I recently was working with a kindergarten teacher who was teaching a group of six kindergarten students, all identified as novice English Language Learners.  My experience observing and working with this group reinforced my own understanding of Andrea Honigsfeld’s research in her recent book, Growing Language and Literacy. In it she solidifies my understanding that English Language Learners arrive at school already possessing a wealth of knowledge that can be used as a foundation to build new knowledge on.  Their prior knowledge and experiences should be valued and leveraged as new skills and knowledge are presented in their new language.

When you integrate students’ prior experiences with their early on classroom abilities to learn from listening, drawing, and working with pictures, you really get to see learning and growth happen quickly. This particular group of students was already able to categorize photos and objects based on oral descriptions, draw pictures based on simple oral descriptions, and understand some of their peer conversations about everyday topics

In the current lesson I was observing,  the teacher was teaching this group of students the concept of the letter E. While she read from a big book, I created a circle map of objects students would be familiar with the letter E, including “pen, hen, and egg.”  Additionally, I added sketches to accompany these words on the circle map.

Once this part of the lesson was complete, I pulled these six students to the back on the rug with me. At first, I asked them to answer yes or no to each question.  I pointed to the letter E and said, “Is this the letter E, yes or no?”  All six replied yes.   Next, I pointed to the word “pen” and repeated the yes or no questioning until all pictures and words were identified successfully.

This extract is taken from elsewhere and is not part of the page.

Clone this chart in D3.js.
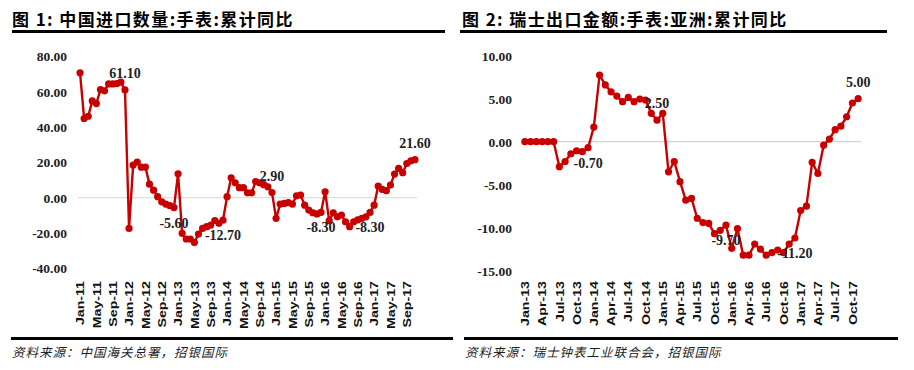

I moved on to the next level of questioning. I asked students to point to the specific E words I called out one at a time.  I noticed one of the six students looked to his peers for pointing.  I took note that I’d provide further support to this student during our one on one time.

I moved into the final stages of support for this particular group on this day. This time, I wrote a short sentence and chorally read it with them.  Next, I copied the sentence again and cut the sentence up word by word. Each student received one word from the sentence.   After asking each student to read their word aloud to me, I asked them to please help me build that same sentence together, while still keeping it on display for them.  Together, we built the sentence word by word, reading it as a group one more time after.  

Students were as engaged as possible, and excited to develop the same process the next day.

Honigsfeld (2019) explain, “You will start to notice that students at the Emerging level are bridging over to the next language proficiency level when you can elicit longer answers from them.” You can also observe the conversations they have with their peers.